DIRECTION :: Write out again, word for word, the lines below from the line that holds "Recreate this image" through the line that holds "import plotly.graph_objects as go", omitting pictures.

STORED DATA ::
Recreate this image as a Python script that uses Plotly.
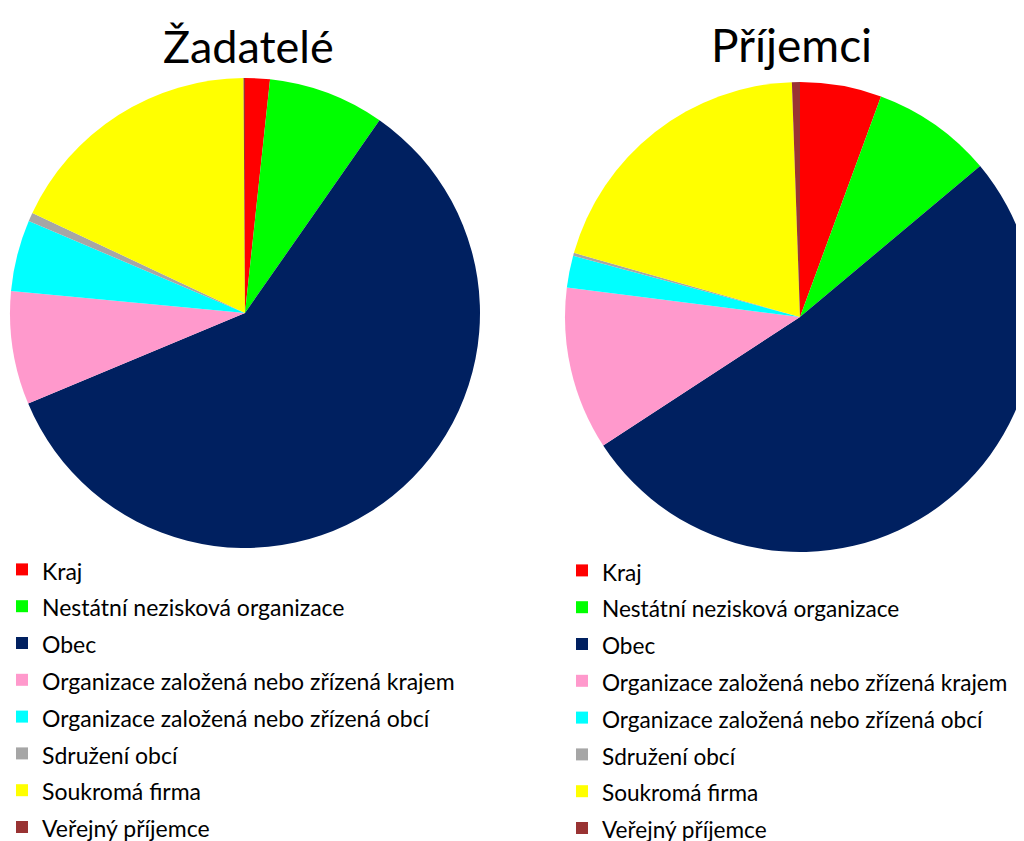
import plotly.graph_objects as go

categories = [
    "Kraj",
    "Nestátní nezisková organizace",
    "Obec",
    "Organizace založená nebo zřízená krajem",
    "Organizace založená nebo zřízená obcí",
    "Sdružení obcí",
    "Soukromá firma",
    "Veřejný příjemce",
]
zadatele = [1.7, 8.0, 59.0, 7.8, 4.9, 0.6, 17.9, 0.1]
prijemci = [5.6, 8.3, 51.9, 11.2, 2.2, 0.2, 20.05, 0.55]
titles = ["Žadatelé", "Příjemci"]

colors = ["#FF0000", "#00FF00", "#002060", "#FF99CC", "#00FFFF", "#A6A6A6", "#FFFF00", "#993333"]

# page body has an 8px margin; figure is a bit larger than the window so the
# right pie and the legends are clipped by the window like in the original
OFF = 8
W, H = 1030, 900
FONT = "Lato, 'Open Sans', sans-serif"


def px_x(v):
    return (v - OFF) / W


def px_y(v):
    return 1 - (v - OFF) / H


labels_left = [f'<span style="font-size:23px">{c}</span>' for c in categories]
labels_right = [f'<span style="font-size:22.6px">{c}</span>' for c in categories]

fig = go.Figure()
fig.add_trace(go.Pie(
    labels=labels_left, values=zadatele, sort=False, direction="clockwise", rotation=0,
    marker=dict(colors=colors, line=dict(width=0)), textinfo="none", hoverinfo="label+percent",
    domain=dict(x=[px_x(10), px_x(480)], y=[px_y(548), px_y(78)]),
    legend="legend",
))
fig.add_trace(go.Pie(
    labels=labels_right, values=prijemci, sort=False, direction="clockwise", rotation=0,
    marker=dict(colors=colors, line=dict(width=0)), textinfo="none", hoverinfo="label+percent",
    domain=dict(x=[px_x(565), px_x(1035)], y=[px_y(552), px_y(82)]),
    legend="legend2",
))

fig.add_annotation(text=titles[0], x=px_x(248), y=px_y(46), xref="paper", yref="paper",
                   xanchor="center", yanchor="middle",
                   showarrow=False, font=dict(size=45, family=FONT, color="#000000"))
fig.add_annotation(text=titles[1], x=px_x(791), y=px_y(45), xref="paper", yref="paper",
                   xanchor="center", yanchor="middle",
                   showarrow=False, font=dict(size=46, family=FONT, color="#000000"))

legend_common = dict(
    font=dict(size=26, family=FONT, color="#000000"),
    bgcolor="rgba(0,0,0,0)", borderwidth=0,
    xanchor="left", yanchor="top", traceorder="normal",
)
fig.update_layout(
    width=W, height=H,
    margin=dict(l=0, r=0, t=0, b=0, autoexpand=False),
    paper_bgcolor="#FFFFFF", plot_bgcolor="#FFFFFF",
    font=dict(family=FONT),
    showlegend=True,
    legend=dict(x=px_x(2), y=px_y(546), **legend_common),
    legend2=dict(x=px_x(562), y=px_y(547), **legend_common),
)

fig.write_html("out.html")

---

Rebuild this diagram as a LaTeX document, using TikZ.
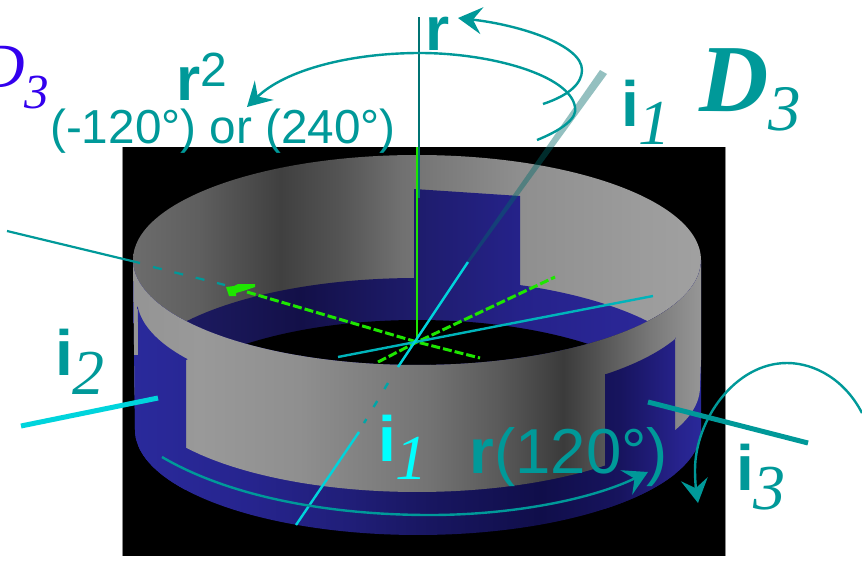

RESPONSE ::
Recreate this image as a Python script that uses Plotly.
import plotly.graph_objects as go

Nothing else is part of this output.